Le Festival du cinéma d'Istanbul a annoncé lundi l'annulation de ses prix, suite à une polémique provoquée par le retrait d'un documentaire sur les rebelles kurdes, à la demande des autorités turques.

Plus d'une centaine de cinéastes turcs, dont Nuri Bilge Ceylan, Palme d'or à Cannes, s'étaient un peu plus tôt dit prêts à boycotter le festival afin de protester contre la «censure» de ce film.

Ce documentaire, intitulé Bakur (Nord), avait été programmé dimanche après-midi. Mais la projection a été annulée à la dernière minute, les organisateurs du festival, prévu du 4 au 19 avril, ayant reçu un courrier du ministère de la Culture turc selon lequel ce film ne détenait pas les autorisations nécessaires.

Les cinéastes, dont Ceylan distingué l'an dernier au festival de Cannes pour son film Winter Sleep, ont signé une lettre ouverte contre l'«oppression et la censure» exercées par le gouvernement turc. «Nous, cinéastes signataires, nous opposons à l'imposition (de la législation) comme outil de censure», écrivent-ils dans ce texte en dénonçant un «agenda politique».

Ils ont demandé que le festival cesse toute projection, et 23 d'entre eux ont retiré leurs films en signe de solidarité, selon un décompte publié sur le site web du festival.

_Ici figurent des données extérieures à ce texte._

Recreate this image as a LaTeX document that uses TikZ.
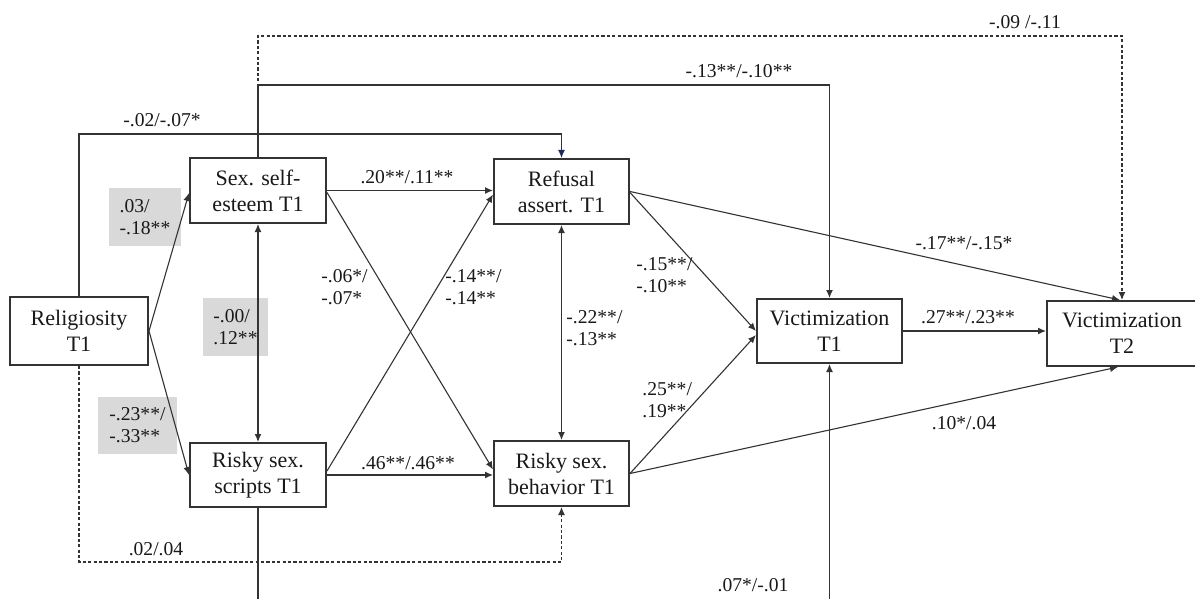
\documentclass[tikz,border=0pt]{standalone}
\usepackage{fontspec}
\setmainfont{LiberationSerif}[Extension=.ttf, UprightFont=*-Regular, BoldFont=*-Bold, ItalicFont=*-Italic, BoldItalicFont=*-BoldItalic]
\usetikzlibrary{arrows.meta,calc}
\definecolor{ln}{HTML}{333333}
\definecolor{navytip}{HTML}{1F2A5C}
\definecolor{greyfill}{HTML}{D9D9D9}
\begin{document}
\begin{tikzpicture}[x=0.5pt,y=-0.5pt,
  box/.style={draw=ln, line width=1pt, inner sep=0pt, align=center, font=\fontsize{11}{13}\selectfont, text=black!90},
  lbl/.style={font=\fontsize{9.8}{11}\selectfont, inner sep=0pt, text=black!90},
  gbox/.style={fill=greyfill, inner sep=0pt, align=left, font=\fontsize{9.8}{11}\selectfont, text=black!90},
  conn/.style={draw=ln, line width=0.55pt, -{Latex[length=4pt,width=3.4pt]}},
  dconn/.style={conn, {Latex[length=4pt,width=3.4pt]}-{Latex[length=4pt,width=3.4pt]}},
  dashconn/.style={conn, dash pattern=on 1.6pt off 1.1pt},
]
\useasboundingbox (0,0) rectangle (1195,599);
\clip (0,0) rectangle (1195,599);
\fill[white] (0,0) rectangle (1195,599);

% grey label boxes
\node[gbox, minimum width=36pt, minimum height=29pt] (g1) at (145,217) {.03/\\-.18**};
\node[gbox, minimum width=32.5pt, minimum height=29pt] (g2) at (235.5,327) {-.00/\\.12**};
\node[gbox, minimum width=39.5pt, minimum height=28.5pt] (g3) at (137.5,425.5) {-.23**/\\-.33**};

% boxes
\node[box, minimum width=69pt, minimum height=34pt] (rel) at (79,331) {Religiosity\\T1};
\node[box, minimum width=68pt, minimum height=32.5pt] (sse) at (258,190.5) {Sex. self-\\esteem T1};
\node[box, minimum width=68pt, minimum height=32pt] (rss) at (258,475) {Risky sex.\\scripts T1};
\node[box, minimum width=67.5pt, minimum height=32.5pt] (ref) at (561.5,191.5) {Refusal\\assert. T1};
\node[box, minimum width=67.5pt, minimum height=32.5pt] (rsb) at (561.5,473.5) {Risky sex.\\behavior T1};
\node[box, minimum width=72.5pt, minimum height=32pt] (v1) at (829.5,331) {Victimization\\T1};
\node[box, minimum width=75pt, minimum height=32.5pt] (v2) at (1122,333.5) {Victimization\\T2};

\coordinate (yA) at (0,36);
\coordinate (yB) at (0,85);
\coordinate (yC) at (0,134);
\coordinate (yD) at (0,562);
\coordinate (yE) at (0,680);

% routed connectors
\draw[dashconn] (sse.north) -- (sse.north |- yA) -- (v2.north |- yA) -- (v2.north);
\draw[conn] (sse.north) -- (sse.north |- yB) -- (v1.north |- yB) -- (v1.north);
\draw[conn, -{Latex[length=4pt,width=3.4pt,color=navytip]}] (rel.north) -- (rel.north |- yC) -- (ref.north |- yC) -- (ref.north);
\draw[dashconn] (rel.south) -- (rel.south |- yD) -- (rsb.south |- yD) -- (rsb.south);
\draw[conn] (rss.south) -- (rss.south |- yE) -- (v1.south |- yE) -- (v1.south);

% direct connectors
\draw[conn] (rel.east) -- ($(sse.west)+(0,2.5)$);
\draw[conn] (rel.east) -- (rss.west);
\draw[dconn] (sse.south) -- (rss.north);
\draw[conn] (sse.east) -- (sse.east -| ref.west);
\draw[conn] ($(sse.east)+(0,2)$) -- ($(rsb.west)+(0,-4)$);
\draw[conn] ($(rss.east)+(0,-4)$) -- ($(ref.west)+(0,3)$);
\draw[conn] (rss.east) -- (rss.east -| rsb.west);
\draw[dconn] (ref.south) -- (rsb.north);
\draw[conn] ($(ref.east)+(0,1)$) -- (v1.west);
\draw[conn] (rsb.east) -- ($(v1.west)+(0,4)$);
\draw[conn] (ref.east) -- ($(v2.north)+(-2,0)$);
\draw[conn] (rsb.east) -- ($(v2.south)+(-4,0)$);
\draw[conn] (v1.east) -- (v1.east -| v2.west);

% labels
\node[lbl] (l1) at (1025,22) {-.09 /-.11};
\node[lbl] (l2) at (739,71) {-.13**/-.10**};
\node[lbl] (l3) at (162,120) {-.02/-.07*};
\node[lbl] (l4) at (407,177) {.20**/.11**};
\node[lbl] (l5) at (408,463) {.46**/.46**};
\node[lbl, align=left, anchor=west] (l6) at (321,287) {-.06*/\\-.07*};
\node[lbl, align=left, anchor=west] (l7) at (445,287) {-.14**/\\-.14**};
\node[lbl, align=left, anchor=west] (l8) at (566,328) {-.22**/\\-.13**};
\node[lbl, align=left, anchor=west] (l9) at (636,275) {-.15**/\\-.10**};
\node[lbl, align=left, anchor=west] (l10) at (642,400) {.25**/\\.19**};
\node[lbl] (l11) at (964,243) {-.17**/-.15*};
\node[lbl] (l12) at (968,317) {.27**/.23**};
\node[lbl] (l13) at (964,423) {.10*/.04};
\node[lbl] (l14) at (156,549) {.02/.04};
\node[lbl] (l15) at (753,585) {.07*/-.01};
\end{tikzpicture}
\end{document}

Lors d'une conférence de presse, les organisateurs du festival ont déclaré soutenir l'initiative des cinéastes et précisé, dans un communiqué, que tous les prix, y compris «le prix international de la Tulipe d'Or, le prix national du documentaire, ainsi que la cérémonie de clôture, ont été annulés». Les projections sont en revanche maintenues.

Le cinéaste néerlando-australien, Rolf de Heer, président du jury du festival, a ajouté que les jurés se retiraient en protestation contre cette «attaque à la liberté d'expression».

Le ministère de la Culture turc a pour sa part estimé lundi dans un communiqué que ces dénonciations étaient «sans fondement» et a qualifié les responsables du festival d'«irresponsables».

«Les allégations selon lesquelles notre institution est un organisme de censure sont pour le moins des «mensonges complets et absolus»», a déclaré le ministère dans un communiqué.

Le documentaire en cause, réalisé par Cayan Demirel et Ertugrul Mavioglu, montre la vie quotidienne de combattants, hommes et femmes, du Parti des travailleurs du Kurdistan (PKK) et des entrevues de responsables du mouvement rebelle, tel le commandant Cemil Bayik basé en Irak.

Le gouvernement islamo-conservateur d'Ankara est engagé dans des négociations avec le PKK pour en finir avec un conflit qui a débuté en 1984 et fait quelque 40.000 morts. L'annulation de la projection du documentaire est intervenue au lendemain de combats meurtriers dans le sud-est de la Turquie, qui fragilisent ce processus de paix.